• [Exercise objective]: The line holding "['0.0', '0.2', '0.4', '0.6', '0.8', '1.0'];" is the last one to output; start at the first line of the data, keep every line in between exactly, and leave out pictures.

• [Dataset extract]:
****************
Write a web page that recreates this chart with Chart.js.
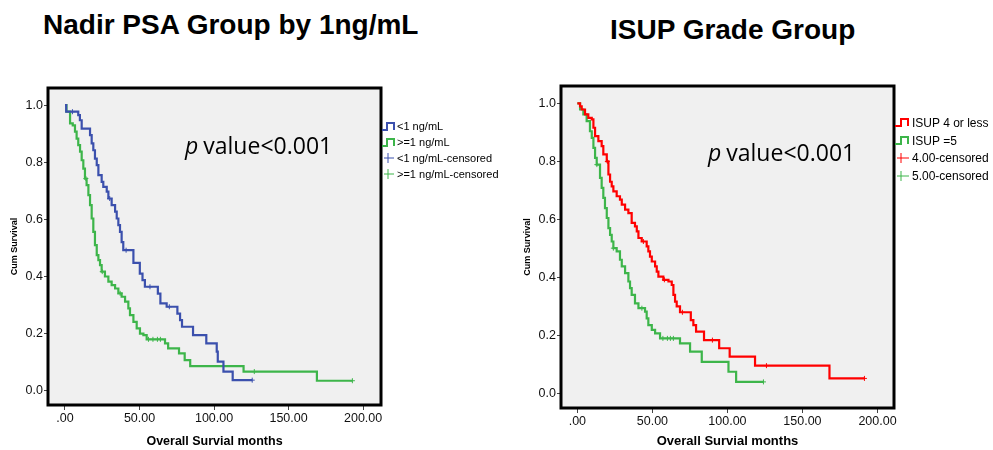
<!DOCTYPE html>
<html>
<head>
<meta charset="utf-8">
<script src="https://cdn.jsdelivr.net/npm/chart.js@4.4.1/dist/chart.umd.min.js"></script>
<style>
    body {
        margin: 0;
        width: 993px;
        height: 450px;
        background: #fff;
        position: relative;
        overflow: hidden;
        font-family: "Liberation Sans", Arial, sans-serif;
    }
    canvas { position: absolute; }
    .title {
        position: absolute;
        font-weight: bold;
        font-size: 28px;
        line-height: 28px;
        white-space: nowrap;
        color: #000;
    }
    .pval {
        position: absolute;
        font-family: "Open Sans", sans-serif;
        font-size: 23px;
        line-height: 23px;
        white-space: nowrap;
        color: #000;
        z-index: 2;
    }
    .pval i { margin-right: 5px; }
    .legend { position: absolute; color: #000; z-index: 2; }
    .legend .row { display: flex; align-items: center; white-space: nowrap; }
    .legend svg { flex: none; }
</style>
</head>
<body>

<div class="title" style="left:43px; top:11px;">Nadir PSA Group by 1ng/mL</div>
<div class="title" style="left:610px; top:16px;">ISUP Grade Group</div>

<canvas id="psa-chart" width="386" height="370" style="left:0; top:80px;"></canvas>
<canvas id="isup-chart" width="386" height="372" style="left:513px; top:78px;"></canvas>

<div class="pval" style="left:185px; top:134px;"><i>p</i>value&lt;0.001</div>
<div class="pval" style="left:708px; top:141px;"><i>p</i>value&lt;0.001</div>

<div class="legend" id="psa-legend" style="left:382px; top:118px; font-size:11px;"></div>
<div class="legend" id="isup-legend" style="left:895px; top:114px; font-size:12px;"></div>

<script>
// axis ticks (shared)
const monthTicks = [0, 50, 100, 150, 200];
const monthTickLabels = ['.00', '50.00', '100.00', '150.00', '200.00'];
const survTicks = [0, 0.2, 0.4, 0.6, 0.8, 1.0];
const survTickLabels = ['0.0', '0.2', '0.4', '0.6', '0.8', '1.0'];

// Nadir PSA < 1 ng/mL
const psaLowMonths = [0, 0.8, 8.9, 10, 11.2, 16.8, 17.9, 19, 20.1, 21.3, 22.4, 24.6, 25.7, 28, 29.1, 31.3,
    33.6, 34.7, 35.8, 36.9, 38, 39.1, 45.9, 50.2, 52, 53.6, 62.3, 64, 68.2, 75.4, 77.2, 78.5, 85.9,
    94.8, 101.8, 102.5, 106.3, 112.5, 125.6];
const psaLowSurv = [1.0, 0.977, 0.965, 0.947, 0.918, 0.895, 0.866, 0.842, 0.813, 0.79, 0.755, 0.731, 0.714,
    0.697, 0.673, 0.65, 0.627, 0.603, 0.58, 0.556, 0.52, 0.492, 0.448, 0.41, 0.387, 0.364, 0.34, 0.306,
    0.294, 0.27, 0.247, 0.224, 0.195, 0.166, 0.137, 0.102, 0.067, 0.037, 0.037];
const psaLowCensored = [5, 30, 41, 57, 70, 125.6];

// Nadir PSA >= 1 ng/mL
const psaHighMonths = [0, 1, 3.4, 5.2, 6.7, 7.8, 8.9, 10.1, 11.2, 12.3, 13.4, 14.5, 15.7, 16.8, 17.9, 19,
    20.1, 21.3, 22.4, 23.5, 24.6, 26.8, 29.1, 31.3, 33.6, 35.8, 38, 40.3, 42.5, 43.6, 45.9, 48.1, 50.3,
    52.6, 54.8, 67.1, 69.2, 76.5, 80.3, 84, 119.8, 169, 192.8];
const psaHighSurv = [1.0, 0.977, 0.936, 0.929, 0.907, 0.883, 0.86, 0.837, 0.807, 0.778, 0.743, 0.72, 0.685,
    0.65, 0.603, 0.556, 0.51, 0.475, 0.457, 0.44, 0.417, 0.4, 0.382, 0.37, 0.358, 0.341, 0.329, 0.312,
    0.288, 0.265, 0.241, 0.218, 0.2, 0.195, 0.18, 0.166, 0.148, 0.131, 0.107, 0.086, 0.067, 0.035, 0.035];
const psaHighCensored = [14, 25, 37, 56, 59, 62, 64, 127, 192.8];

// ISUP 4 or less
const isupLowMonths = [0, 1.8, 2.9, 5.1, 7.3, 9.6, 10.7, 11.8, 14, 16.2, 17.3, 19.6, 20.7, 21.8, 22.9, 24,
    26.2, 28.4, 29.6, 31.8, 34, 36.2, 38.4, 39.6, 40.7, 42.9, 46.2, 47.3, 48.4, 49.6, 51.8, 52.9, 54,
    57.3, 60.7, 62.9, 64, 65.1, 66.2, 68.4, 75.6, 77.3, 79.1, 84.4, 94.5, 101.5, 118.4, 168, 191.3];
const isupLowSurv = [1.0, 0.99, 0.979, 0.962, 0.95, 0.945, 0.916, 0.887, 0.87, 0.853, 0.824, 0.8, 0.755,
    0.73, 0.714, 0.697, 0.68, 0.668, 0.651, 0.634, 0.622, 0.588, 0.576, 0.559, 0.536, 0.524, 0.507, 0.49,
    0.472, 0.455, 0.438, 0.42, 0.403, 0.392, 0.386, 0.374, 0.34, 0.317, 0.3, 0.28, 0.253, 0.236, 0.213,
    0.184, 0.156, 0.127, 0.096, 0.052, 0.052];
const isupLowCensored = [20, 44, 58, 70, 90, 126, 191.3];

// ISUP = 5
const isupHighMonths = [0, 1.8, 4, 6.2, 8.4, 9.6, 10.7, 11.8, 12.9, 15.1, 16.2, 17.3, 18.4, 19.6, 20.7,
    21.8, 22.9, 24, 26.2, 28.4, 29.6, 31.8, 34, 35.1, 36.2, 38.4, 40.7, 45.1, 46.2, 47.3, 49.6, 51.8,
    55.1, 68.4, 75.1, 82.9, 100.7, 105.8, 124];
const isupHighSurv = [1.0, 0.979, 0.962, 0.939, 0.904, 0.881, 0.847, 0.812, 0.789, 0.743, 0.709, 0.674,
    0.639, 0.605, 0.57, 0.547, 0.524, 0.501, 0.49, 0.461, 0.438, 0.415, 0.386, 0.363, 0.34, 0.311, 0.294,
    0.282, 0.259, 0.236, 0.219, 0.207, 0.19, 0.173, 0.144, 0.109, 0.075, 0.04, 0.04];
const isupHighCensored = [13, 24, 43, 57, 60, 62, 64, 124];

const BLUE = '#3b50ad';
const GREEN = '#3db54a';
const RED = '#ff0000';
const FONT = '"Liberation Sans", Arial, sans-serif';

// survival value of a step curve at time t
function survAt(months, surv, t) {
    let s = surv[0];
    for (let i = 0; i < months.length; i++) {
        if (months[i] <= t) s = surv[i];
    }
    return s;
}

function curveSet(label, months, surv, color) {
    return {
        label: label,
        data: months.map((m, i) => ({ x: m, y: surv[i] })),
        showLine: true,
        stepped: true,
        borderColor: color,
        borderWidth: 2.2,
        pointRadius: 0,
        fill: false
    };
}

function censorSet(label, censored, months, surv, color) {
    return {
        label: label,
        data: censored.map(t => ({ x: t, y: survAt(months, surv, t) })),
        showLine: false,
        pointStyle: 'cross',
        pointRadius: 2.5,
        borderWidth: 1,
        borderColor: color,
        backgroundColor: color
    };
}

// grey plot background and thick black frame
const framePlugin = {
    id: 'frame',
    beforeDraw(chart) {
        const { ctx, chartArea: a } = chart;
        ctx.save();
        ctx.fillStyle = '#f0f0f0';
        ctx.fillRect(a.left, a.top, a.width, a.height);
        ctx.restore();
    },
    afterDraw(chart) {
        const { ctx, chartArea: a } = chart;
        ctx.save();
        ctx.strokeStyle = '#000';
        ctx.lineWidth = 3;
        ctx.strokeRect(a.left, a.top, a.width, a.height);
        ctx.restore();
    }
};

function makeChart(id, datasets, cfg) {
    const ctx = document.getElementById(id).getContext('2d');
    return new Chart(ctx, {
        type: 'scatter',
        data: { datasets: datasets },
        plugins: [framePlugin],
        options: {
            responsive: false,
            animation: false,
            layout: { padding: { left: 0, top: 8, right: 5, bottom: 0 } },
            plugins: {
                legend: { display: false },
                tooltip: { enabled: false }
            },
            scales: {
                x: {
                    type: 'linear',
                    min: cfg.xMin,
                    max: cfg.xMax,
                    afterBuildTicks: s => { s.ticks = monthTicks.map(v => ({ value: v })); },
                    afterFit: s => { s.height = cfg.xAxisH; s.paddingLeft = 0; s.paddingRight = 0; },
                    ticks: {
                        callback: (v, i) => monthTickLabels[i],
                        font: { family: FONT, size: 12.5 },
                        color: '#111',
                        padding: 1,
                        maxRotation: 0,
                        autoSkip: false
                    },
                    grid: { drawOnChartArea: false, tickLength: 5, color: '#444' },
                    border: { display: false },
                    title: {
                        display: true,
                        text: 'Overall Survial months',
                        font: { family: FONT, size: cfg.xTitleSize, weight: 'bold' },
                        color: '#000',
                        padding: { top: 0, bottom: cfg.xTitlePad }
                    }
                },
                y: {
                    type: 'linear',
                    min: -0.05,
                    max: 1.06,
                    afterBuildTicks: s => { s.ticks = survTicks.map(v => ({ value: v })); },
                    afterFit: s => { s.width = 48; s.paddingTop = 0; s.paddingBottom = 0; },
                    ticks: {
                        callback: (v, i) => survTickLabels[i],
                        font: { family: FONT, size: 12.5 },
                        color: '#111',
                        padding: 1,
                        autoSkip: false
                    },
                    grid: { drawOnChartArea: false, tickLength: 4, color: '#444' },
                    border: { display: false },
                    title: {
                        display: true,
                        text: 'Cum Survival',
                        font: { family: FONT, size: 9, weight: 'bold' },
                        color: '#000',
                        padding: { top: 9, bottom: 0 }
                    }
                }
            }
        }
    });
}

function stepIcon(color, w, h) {
    const y1 = h - 2, y0 = 2, a = Math.round(w * 0.35), b = Math.round(w * 0.78);
    return `<svg width="${w}" height="${h}"><polyline points="0,${y1} ${a},${y1} ${a},${y0} ${b},${y0} ${b},${y1}" fill="none" stroke="${color}" stroke-width="2"/></svg>`;
}

function crossIcon(color, w, h) {
    const cx = Math.round(w * 0.38);
    return `<svg width="${w}" height="${h}"><line x1="2" y1="${h / 2}" x2="${w - 3}" y2="${h / 2}" stroke="${color}" stroke-width="1"/><line x1="${cx}" y1="${h / 2 - 5}" x2="${cx}" y2="${h / 2 + 5}" stroke="${color}" stroke-width="1"/></svg>`;
}

function fillLegend(id, items, iconW, rowH) {
    const box = document.getElementById(id);
    items.forEach(item => {
        const row = document.createElement('div');
        row.className = 'row';
        row.style.height = rowH + 'px';
        const icon = item.kind === 'line' ? stepIcon(item.color, iconW, 11) : crossIcon(item.color, iconW, 12);
        row.innerHTML = icon + '<span>' + item.label + '</span>';
        box.appendChild(row);
    });
}

document.addEventListener('DOMContentLoaded', function() {
    makeChart('psa-chart', [
        curveSet('<1 ng/mL', psaLowMonths, psaLowSurv, BLUE),
        curveSet('>=1 ng/mL', psaHighMonths, psaHighSurv, GREEN),
        censorSet('<1 ng/mL-censored', psaLowCensored, psaLowMonths, psaLowSurv, BLUE),
        censorSet('>=1 ng/mL-censored', psaHighCensored, psaHighMonths, psaHighSurv, GREEN)
    ], { xMin: -11.4, xMax: 212, xAxisH: 45, xTitleSize: 12.5, xTitlePad: 1.4 });

    makeChart('isup-chart', [
        curveSet('ISUP 4 or less', isupLowMonths, isupLowSurv, RED),
        curveSet('ISUP =5', isupHighMonths, isupHighSurv, GREEN),
        censorSet('4.00-censored', isupLowCensored, isupLowMonths, isupLowSurv, RED),
        censorSet('5.00-censored', isupHighCensored, isupHighMonths, isupHighSurv, GREEN)
    ], { xMin: -10.9, xMax: 211, xAxisH: 42, xTitleSize: 13, xTitlePad: 0.4 });

    fillLegend('psa-legend', [
        { kind: 'line', color: BLUE, label: '&lt;1 ng/mL' },
        { kind: 'line', color: GREEN, label: '&gt;=1 ng/mL' },
        { kind: 'cross', color: BLUE, label: '&lt;1 ng/mL-censored' },
        { kind: 'cross', color: GREEN, label: '&gt;=1 ng/mL-censored' }
    ], 15, 16);

    fillLegend('isup-legend', [
        { kind: 'line', color: RED, label: 'ISUP 4 or less' },
        { kind: 'line', color: GREEN, label: 'ISUP =5' },
        { kind: 'cross', color: RED, label: '4.00-censored' },
        { kind: 'cross', color: GREEN, label: '5.00-censored' }
    ], 17, 17.7);
});
</script>
</body>
</html>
****************
• [Result of this task]:
Write a web page that recreates this chart with Chart.js.
<!DOCTYPE html>
<html>
<head>
<meta charset="utf-8">
<script src="https://cdn.jsdelivr.net/npm/chart.js@4.4.1/dist/chart.umd.min.js"></script>
<style>
    body {
        margin: 0;
        width: 993px;
        height: 450px;
        background: #fff;
        position: relative;
        overflow: hidden;
        font-family: "Liberation Sans", Arial, sans-serif;
    }
    canvas { position: absolute; }
    .title {
        position: absolute;
        font-weight: bold;
        font-size: 28px;
        line-height: 28px;
        white-space: nowrap;
        color: #000;
    }
    .pval {
        position: absolute;
        font-family: "Open Sans", sans-serif;
        font-size: 23px;
        line-height: 23px;
        white-space: nowrap;
        color: #000;
        z-index: 2;
    }
    .pval i { margin-right: 5px; }
    .legend { position: absolute; color: #000; z-index: 2; }
    .legend .row { display: flex; align-items: center; white-space: nowrap; }
    .legend svg { flex: none; }
</style>
</head>
<body>

<div class="title" style="left:43px; top:11px;">Nadir PSA Group by 1ng/mL</div>
<div class="title" style="left:610px; top:16px;">ISUP Grade Group</div>

<canvas id="psa-chart" width="386" height="370" style="left:0; top:80px;"></canvas>
<canvas id="isup-chart" width="386" height="372" style="left:513px; top:78px;"></canvas>

<div class="pval" style="left:185px; top:134px;"><i>p</i>value&lt;0.001</div>
<div class="pval" style="left:708px; top:141px;"><i>p</i>value&lt;0.001</div>

<div class="legend" id="psa-legend" style="left:382px; top:118px; font-size:11px;"></div>
<div class="legend" id="isup-legend" style="left:895px; top:114px; font-size:12px;"></div>

<script>
// axis ticks (shared)
const monthTicks = [0, 50, 100, 150, 200];
const monthTickLabels = ['.00', '50.00', '100.00', '150.00', '200.00'];
const survTicks = [0, 0.2, 0.4, 0.6, 0.8, 1.0];
const survTickLabels = ['0.0', '0.2', '0.4', '0.6', '0.8', '1.0'];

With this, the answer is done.